As an activist, I've been through four presidential cycles and knocked on doors or made calls for over 30 candidates for office. I've been on the winning side of primaries and the losing side of primaries. While the work the DNC Chair does is important, a DNC Chair has never decided a primary and probably never will.
What good DNC Chairs do is empower state and local parties to recruit and elect candidates to city councils, county commissions and state legislatures. Good DNC Chairs are farmers who plant seeds that then grow into future leaders. Ron Brown was DNC Chair in 1992 when Barack Obama ran a voter registration drive in the thrn-swing state of Illinois.
What matters in this election is not whether the DNC Chair backed Hillary Clinton or Bernie Sanders in the recent past, but what they will do to inspire--and support--the next generation of political leaders to run for office.

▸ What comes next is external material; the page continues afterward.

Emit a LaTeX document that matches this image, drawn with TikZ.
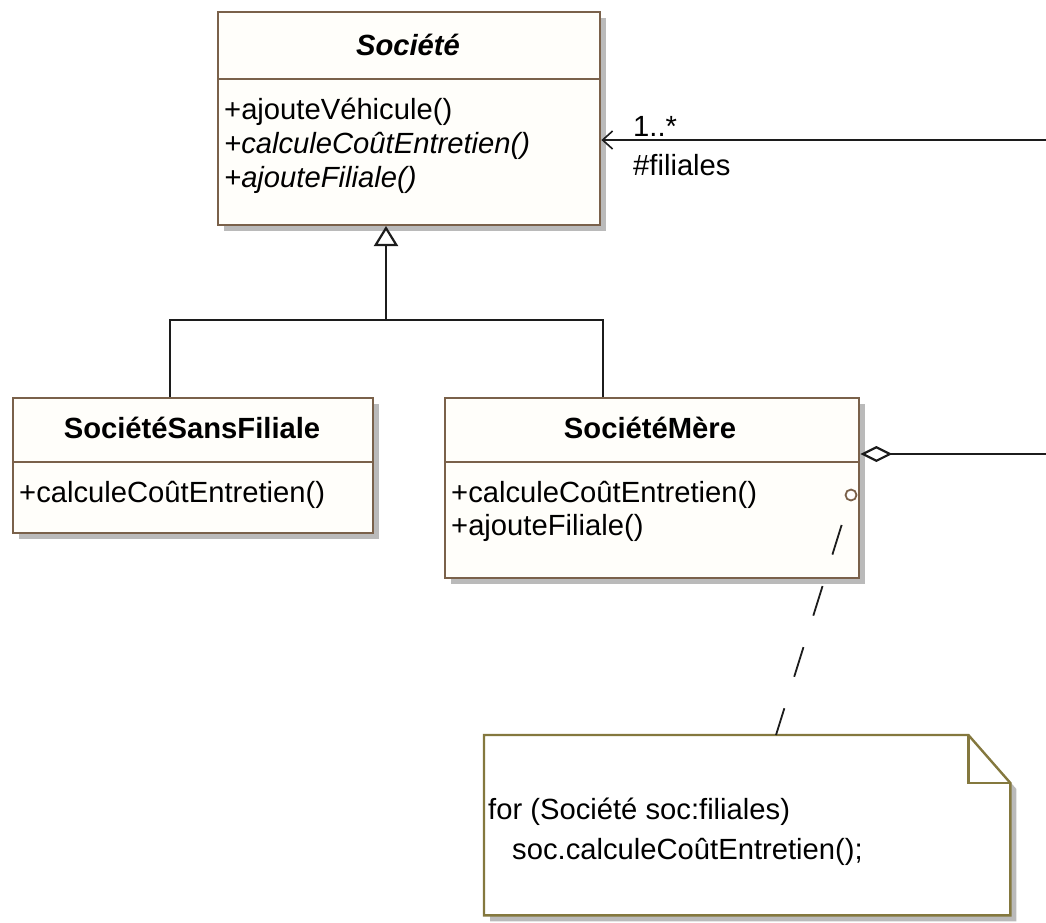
\documentclass[tikz,border=0pt]{standalone}
\usepackage{fontspec}
\setmainfont{Liberation Sans}
\usetikzlibrary{arrows.meta,shadows}

\definecolor{classline}{RGB}{122,97,74}
\definecolor{noteline}{RGB}{132,120,62}
\definecolor{shadowgray}{RGB}{186,186,186}
\definecolor{boxfill}{RGB}{255,254,250}
\definecolor{wire}{RGB}{28,28,28}

\newcommand{\umlsize}{\fontsize{29.2}{36}\selectfont}

\begin{document}
\begin{tikzpicture}[x=1pt,y=-1pt,
  classbox/.style={draw=classline, line width=2.4pt, fill=boxfill, anchor=north west,
    inner sep=0pt,
    drop shadow={shadow xshift=6pt, shadow yshift=-6pt, opacity=1, fill=shadowgray}},
  separator/.style={draw=classline, line width=2.4pt},
  classname/.style={inner sep=0pt, font=\umlsize\bfseries},
  abstractname/.style={inner sep=0pt, font=\umlsize\bfseries\itshape},
  member/.style={anchor=west, inner sep=0pt, font=\umlsize},
  abstractmember/.style={anchor=west, inner sep=0pt, font=\umlsize\itshape},
  endlabel/.style={anchor=west, inner sep=0pt, font=\umlsize},
  wireline/.style={draw=wire, line width=2.4pt},
  notetext/.style={anchor=west, inner sep=0pt, align=left,
    font=\fontsize{29.2}{40}\selectfont},
]
\useasboundingbox (0,0) rectangle (1046,922);

% ---- abstract class Société ----
\node[classbox, minimum width=382pt, minimum height=213pt] (soc) at (217,11) {};
\draw[separator] (217,79) -- (599,79);
\node[abstractname] (socName) at (408,45) {Société};
\node[member] (socM1) at (224,112) {+ajouteVéhicule()};
\node[abstractmember] (socM2) at (224,146) {+calculeCoûtEntretien()};
\node[abstractmember] (socM3) at (224,180) {+ajouteFiliale()};

% ---- SociétéSansFiliale ----
\node[classbox, minimum width=360pt, minimum height=135pt] (ssf) at (12,397) {};
\draw[separator] (12,462) -- (372,462);
\node[classname] (ssfName) at (192,428) {SociétéSansFiliale};
\node[member] (ssfM1) at (19,495) {+calculeCoûtEntretien()};

% ---- SociétéMère ----
\node[classbox, minimum width=414pt, minimum height=180pt] (mere) at (444,397) {};
\draw[separator] (444,462) -- (858,462);
\node[classname] (mereName) at (650,428) {SociétéMère};
\node[member] (mereM1) at (451,495) {+calculeCoûtEntretien()};
\node[member] (mereM2) at (451,528) {+ajouteFiliale()};

% ---- association filiales ----
\coordinate (assocEnd) at (1046,140);
\draw[wireline, -{Straight Barb[length=10pt,width=18pt,line width=1.6pt]}]
  (assocEnd) -- (soc.east |- assocEnd);
\node[endlabel] (mult) at (633,126) {1..*};
\node[endlabel] (role) at (633,165) {\#filiales};

% ---- generalisation ----
\coordinate (genTip) at (386,226);
\coordinate (genJoin) at (386,320);
\coordinate (ssfTop) at (170,397);
\coordinate (mereTop) at (603,397);
\draw[wireline, -{Triangle[open,length=20pt,width=24pt,line width=2.2pt]}]
  (genJoin) -- (genTip);
\draw[wireline] (ssfTop) -- (ssfTop |- genJoin) -- (mereTop |- genJoin) -- (mereTop);

% ---- aggregation ----
\coordinate (aggEnd) at (1046,454);
\draw[wireline, -{Diamond[open,length=32pt,width=16pt,line width=2.2pt]}]
  (aggEnd) -- (mere.east |- aggEnd);

% ---- note ----
\node[anchor=north west, minimum width=526pt, minimum height=180pt, inner sep=0pt]
  (note) at (484,735) {};
\fill[shadowgray, transform canvas={shift={(6pt,-6pt)}}]
  (note.north west) -- ([xshift=-42pt]note.north east) -- ([yshift=-48pt]note.north east)
  -- (note.south east) -- (note.south west) -- cycle;
\draw[noteline, line width=2.4pt, fill=white, line join=miter]
  (note.north west) -- ([xshift=-42pt]note.north east) -- ([yshift=-48pt]note.north east)
  -- (note.south east) -- (note.south west) -- cycle;
\draw[noteline, line width=2.4pt]
  ([xshift=-42pt]note.north east) -- ([xshift=-42pt,yshift=-48pt]note.north east)
  -- ([yshift=-48pt]note.north east);
\node[notetext] (noteText) at (488,832)
  {for (Société soc:filiales)\\\hspace*{24pt}soc.calculeCoûtEntretien();};

% ---- note attachment ----
\node[circle, draw=classline, line width=1.8pt, fill=white, minimum size=11pt,
  inner sep=0pt] (noteAnchor) at (851,495) {};
\coordinate (noteAttach) at (776,735);
\draw[draw=wire, line width=1.8pt, dash pattern=on 31pt off 33pt, dash phase=39pt]
  (noteAnchor) -- (noteAttach);
\end{tikzpicture}
\end{document}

What matters is how they will support local parties in their efforts to turn our newfound passion into tangible policy gains.
Tom Perez and Keith Ellison are both good progressive Democrats. They've both served our country with distinction and they both have bright futures within our party. Yet their passionate supporters have decided to turn the contest between them into a proxy battle in which we can re-litigate and re-live the 2016 elections. I don't know about you, but I'm not eager to re-live a year which ended with Donald Trump getting elected President. I fear that if either Perez or Ellison wins that there will be much made of "healing, the divide" and far too little said about the thing that matters, the future.
Pete Buttigieg is a 35 year old two-term Mayor of South Bend, Indiana. He is a veteran of the War in Afghanistan. And he has shown throughout the campaign that he understands the value of strong state and local parties and the importance of state and local elections. (To be fair, Ellison and Perez have done the same).
But Mayor Buttigieg talks about the future a lot because he has a big stake in it. And he is well positioned to unite our party, he started his political career by writing an essay about the courage of Bernie Sanders in high school. But he also campaigned for Hillary Clinton last year. Mayor Buttigieg knows that we will be defined not by what we did in the past, but by what we do in the future.
Mayor Buttigieg has been endorsed by leading figures in the party, including former DNC Chairs Joe Andrew, Ed Rendell, and Howard Dean. They all point to the need for the party to have younger leadership (currently most Democratic leaders are septuagenarians). I think they're right. I hope Pete Buttigieg is elected Chairman of the Democratic National Committee tomorrow.